From Goodreads: A Chicago reporter in her mid-twenties unexpectedly finds love in Napa Valley when she’s assigned to spend a week with a famously reclusive genius.
Kate Corbin has lost her spark. From the outside, her life seems charmed. She has a handsome, long-term boyfriend and a budding journalism career at a popular Chicago newspaper. But in reality, her relationship is going nowhere, and she’s quickly losing motivation for what she once believed was her dream job. When her boyfriend dumps her unceremoniously, Kate loses all hope of finding love.
With no living family and few friends, Kate confides in her boss. Trusting that the hungry, ace reporter is buried somewhere deep inside, he gives Kate the opportunity to jumpstart her career. The assignment: to interview the famously reclusive R.J. Lawson, a wealthy tech genius who disappeared years ago but recently reemerged as a Napa Valley vintner. The week takes an unexpected turn, however, when Lawson refuses to divulge any information. Desperate for a lead, Kate turns to Jamie, a vineyard hand who shows her the romance of wine country—and stirs her aching heart. But his connection to Lawson is ambiguous, and when Jamie disappears before the end of the week, Kate is left to investigate another story: the truth behind the man who stole her heart.
USA TODAY bestselling author Renée Carlino explored love and heartbreak in her beautifully written debut Sweet Thing, and her newest novel does not disappoint. For fans of Colleen Hoover, K.A. Tucker, and Katja Millay, Nowhere But Here is a stirring and satisfying romance that you won’t want to put down.
Date of Publication: May 5, 2014
Publisher: Atria Books
Date Read: January 2017
Number of Pages: 320
Setting: Napa Valley San Francisco/ Chicago
Source: Book Outlet
I love Renee Carlino, I really do. But Nowhere But Here didn’t do it for me. Well, we have our fave authors but it doesn’t necessarily follow that we have to love everything they have written. There will always be something we could not fully connect to or identify with, and this was that book in my case. Reading Nowhere But Here was a struggle, and I don’t mean it to say to ward people off or smear the book, at the end of the day it is always the reader’s choice whether they would like to read a book or not. Reviews are just guide, or something that could cushion the blow, perhaps a warning. It is all up to the person if he wants to read it or not, if yes, then great, if not, then let’s move on with our lives. This is just my perception about the book, you may disagree with me, but I think we are all entitled to our own opinions. After all that’s what book reviews are for. So, let’s continue, shall we?
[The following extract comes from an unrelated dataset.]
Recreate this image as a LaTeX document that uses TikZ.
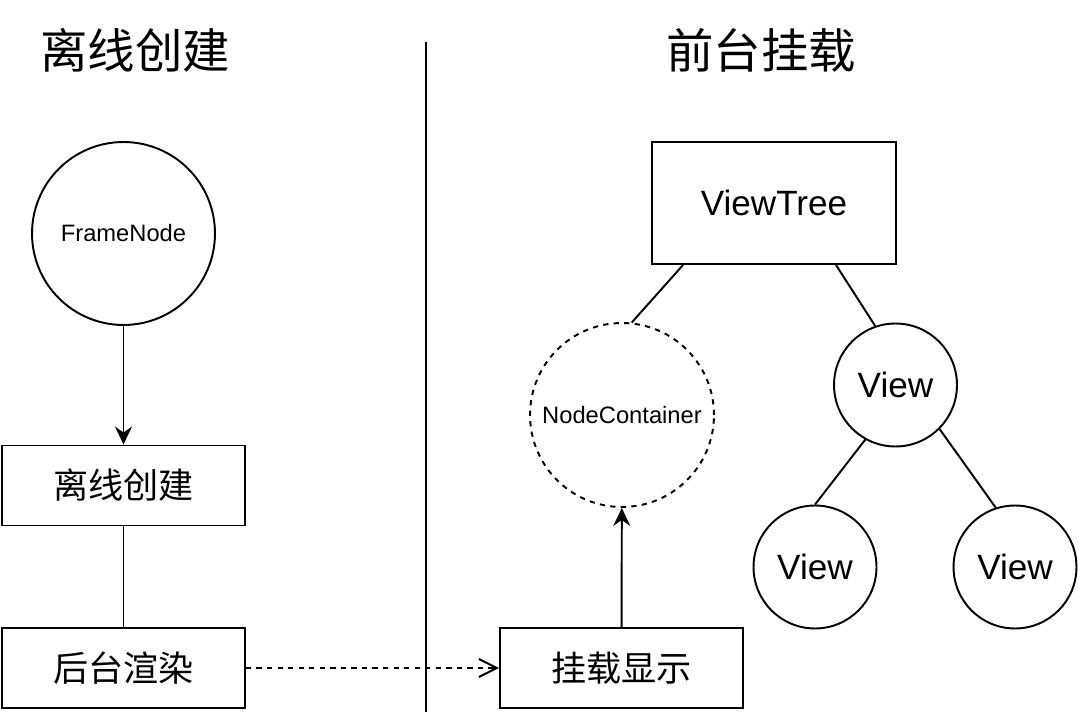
\documentclass[tikz,border=0pt]{standalone}
\usepackage{fontspec}
\setmainfont{Liberation Sans}
\newfontfamily\cjk{Noto Sans CJK SC}
\usetikzlibrary{arrows.meta}

\begin{document}
\begin{tikzpicture}[x=0.02cm, y=-0.02cm, line width=1.1pt]
   \useasboundingbox (0,0) rectangle (1078,712);
   \begin{scope}[every node/.style={font=\cjk\fontsize{27}{32}\selectfont}]
    \node (title1) at (135,50) {离线创建};
    \node (title2) at (761,50) {前台挂载};
   \end{scope}
   \coordinate (sepTop) at (426,42);
   \coordinate (sepBot) at (426,712);
   \draw (sepTop) -- (sepBot);

   \begin{scope}[every node/.style={draw, circle, inner sep=0pt}]
    \node[minimum size=3.66cm, font=\fontsize{13.5}{16}\selectfont] (fn) at (123.5,233.5) {FrameNode};
    \node[minimum size=3.68cm, dashed, font=\fontsize{13.5}{16}\selectfont] (nc) at (622,415) {NodeContainer};
    \node[minimum size=2.46cm, font=\fontsize{20}{24}\selectfont] (v1) at (895.5,385) {View};
    \node[minimum size=2.46cm, font=\fontsize{20}{24}\selectfont] (v2) at (815,567) {View};
    \node[minimum size=2.46cm, font=\fontsize{20}{24}\selectfont] (v3) at (1015,567) {View};
   \end{scope}
   \begin{scope}[every node/.style={draw, minimum width=4.86cm, minimum height=1.6cm, font=\cjk\fontsize{20}{24}\selectfont}]
    \node (b1) at (123.5,485.5) {离线创建};
    \node (b2) at (123.5,668) {后台渲染};
    \node (b3) at (621.5,668) {挂载显示};
   \end{scope}
   \node[draw, minimum width=4.88cm, minimum height=2.44cm, font=\fontsize{20}{24}\selectfont] (vt) at (774,203) {ViewTree};

   \begin{scope}[every edge/.style={draw=black, line width=1.1pt}]
    \draw (fn) edge[-{Stealth[length=3.6mm, width=3.4mm, inset=1.2mm]}] (b1);
    \draw (b1) edge (b2);
    \draw (b2) edge[dashed, -{Straight Barb[length=3.6mm, width=3.6mm]}] (b3);
    \draw (b3) edge[-{Stealth[length=3.6mm, width=3.4mm, inset=1.2mm]}] (nc);
    \draw ([xshift=0.64cm]vt.south west) edge (nc.84);
    \draw ([xshift=-1.22cm]vt.south east) edge (v1.109);
    \draw (v1.241) edge (v2.90);
    \draw (v1.315) edge (v3.108);
   \end{scope}
\end{tikzpicture}
\end{document}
Nowhere But Here was a poor attempt on being romantic, so much so that it was already bordering cringe-worthy. I couldn’t count the times my eyes rolled so hard, or the times I had to pause to gather whatever modicum of patience left in my body. I had to read through all that, and I tell you it was a struggle. I just couldn’t grasp the story, there was something off about it. I do understand that a lot of people enjoyed reading this book, and I’m truly glad they did. I guess this book just isn’t for me. I’ve had a lot of issues about it, and I was looking for a redeeming quality but found nothing. The cringe-worthy parts went on and on and I never thought I wouldn’t see the light at the end of that grueling tunnel. It was cliche at best, nothing I’ve never seen before. It doesn’t offer anything new on the table. It was forgettable.
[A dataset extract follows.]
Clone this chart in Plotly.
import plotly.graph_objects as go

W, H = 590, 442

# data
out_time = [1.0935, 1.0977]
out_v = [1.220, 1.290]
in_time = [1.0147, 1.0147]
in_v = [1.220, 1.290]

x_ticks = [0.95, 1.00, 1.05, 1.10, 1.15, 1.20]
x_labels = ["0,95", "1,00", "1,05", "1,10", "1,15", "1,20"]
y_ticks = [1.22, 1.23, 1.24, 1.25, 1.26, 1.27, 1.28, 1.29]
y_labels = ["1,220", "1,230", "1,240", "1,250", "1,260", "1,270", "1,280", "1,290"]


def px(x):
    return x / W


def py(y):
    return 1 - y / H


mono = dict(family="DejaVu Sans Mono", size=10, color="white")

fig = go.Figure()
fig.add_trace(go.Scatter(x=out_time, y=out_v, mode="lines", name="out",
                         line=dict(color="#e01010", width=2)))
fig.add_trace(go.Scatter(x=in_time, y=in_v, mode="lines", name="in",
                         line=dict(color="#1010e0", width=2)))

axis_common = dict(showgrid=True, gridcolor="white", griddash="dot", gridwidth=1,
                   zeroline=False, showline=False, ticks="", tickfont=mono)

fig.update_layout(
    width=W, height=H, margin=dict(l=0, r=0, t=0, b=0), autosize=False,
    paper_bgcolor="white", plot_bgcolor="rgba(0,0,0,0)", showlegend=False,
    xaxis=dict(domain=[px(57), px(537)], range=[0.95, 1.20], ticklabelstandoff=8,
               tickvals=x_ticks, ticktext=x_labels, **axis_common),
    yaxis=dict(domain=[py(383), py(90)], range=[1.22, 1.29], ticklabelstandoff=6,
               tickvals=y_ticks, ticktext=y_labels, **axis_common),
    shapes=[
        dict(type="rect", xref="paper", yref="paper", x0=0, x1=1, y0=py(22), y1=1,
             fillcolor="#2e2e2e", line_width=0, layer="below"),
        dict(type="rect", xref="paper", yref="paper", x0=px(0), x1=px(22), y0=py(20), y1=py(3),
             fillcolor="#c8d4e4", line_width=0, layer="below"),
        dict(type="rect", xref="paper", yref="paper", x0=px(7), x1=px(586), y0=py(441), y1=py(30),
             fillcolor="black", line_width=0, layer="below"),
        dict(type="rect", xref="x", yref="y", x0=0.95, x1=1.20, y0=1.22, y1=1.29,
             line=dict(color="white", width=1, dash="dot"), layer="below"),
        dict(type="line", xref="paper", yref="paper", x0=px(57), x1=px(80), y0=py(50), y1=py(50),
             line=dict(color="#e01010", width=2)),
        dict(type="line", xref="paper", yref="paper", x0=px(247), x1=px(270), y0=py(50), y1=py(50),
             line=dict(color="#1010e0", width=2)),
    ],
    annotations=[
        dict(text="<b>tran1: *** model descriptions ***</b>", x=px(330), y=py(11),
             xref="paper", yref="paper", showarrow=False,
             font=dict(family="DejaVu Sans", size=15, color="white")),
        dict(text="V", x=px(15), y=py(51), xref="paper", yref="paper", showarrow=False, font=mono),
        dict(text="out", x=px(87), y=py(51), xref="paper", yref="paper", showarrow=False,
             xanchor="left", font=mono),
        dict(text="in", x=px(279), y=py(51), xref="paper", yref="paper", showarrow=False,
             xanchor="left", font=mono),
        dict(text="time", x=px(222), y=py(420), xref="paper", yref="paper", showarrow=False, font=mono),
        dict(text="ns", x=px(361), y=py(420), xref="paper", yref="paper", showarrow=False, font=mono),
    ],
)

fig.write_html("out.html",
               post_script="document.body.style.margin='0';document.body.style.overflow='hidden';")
The characters were weak and annoying to a fault. Let’s take into consideration our female protagonist – Kate Corbin, I found her character to be boring and too dramatic, too much self pity and all that jazz. I was mentally saying “Oh sweetheart, get over yourself already. You’re being unbearable by the second.” And now our male protagonist – Jaime, he was okay. Nothing astounding or remarkable. He was a cliche character at best. The do-gooder, and too-smitten guy which to be completely honest is bordering creepy. And don’t get me started with the sex scenes, I mean, I don’t know if it is just me or the cheesiness of this book is just too much. These two are horny bunnies that couldn’t last the day without sex . I’m not a reader who is easily affected by steamy scenes – but with this one, oh good lord – I have no words. There are a lot of instances in the book that was so off-putting, I had to bite my tongue to get through all of it. And for the love of everything that is holy it was INSTALOVE! Goodness gracious they barely know each other.
It wasn’t the most original storyline. Mediocre is what it was. And that twist? I’ve seen it coming from the moment Jaime opened his mouth. Why does this book felt like it was written by a different person? You have to understand where I’m driving at. The three books I have read by Renee Carlino instantly became favorites, but with this one I was surprised that every fibre in my being loathed it.
“Love is a thing that you can’t take out of you. Once it’s there, it doesn’t go away, no matter what. Love can morph into hate and resentment, but it will always be there, buried under the bad feelings.”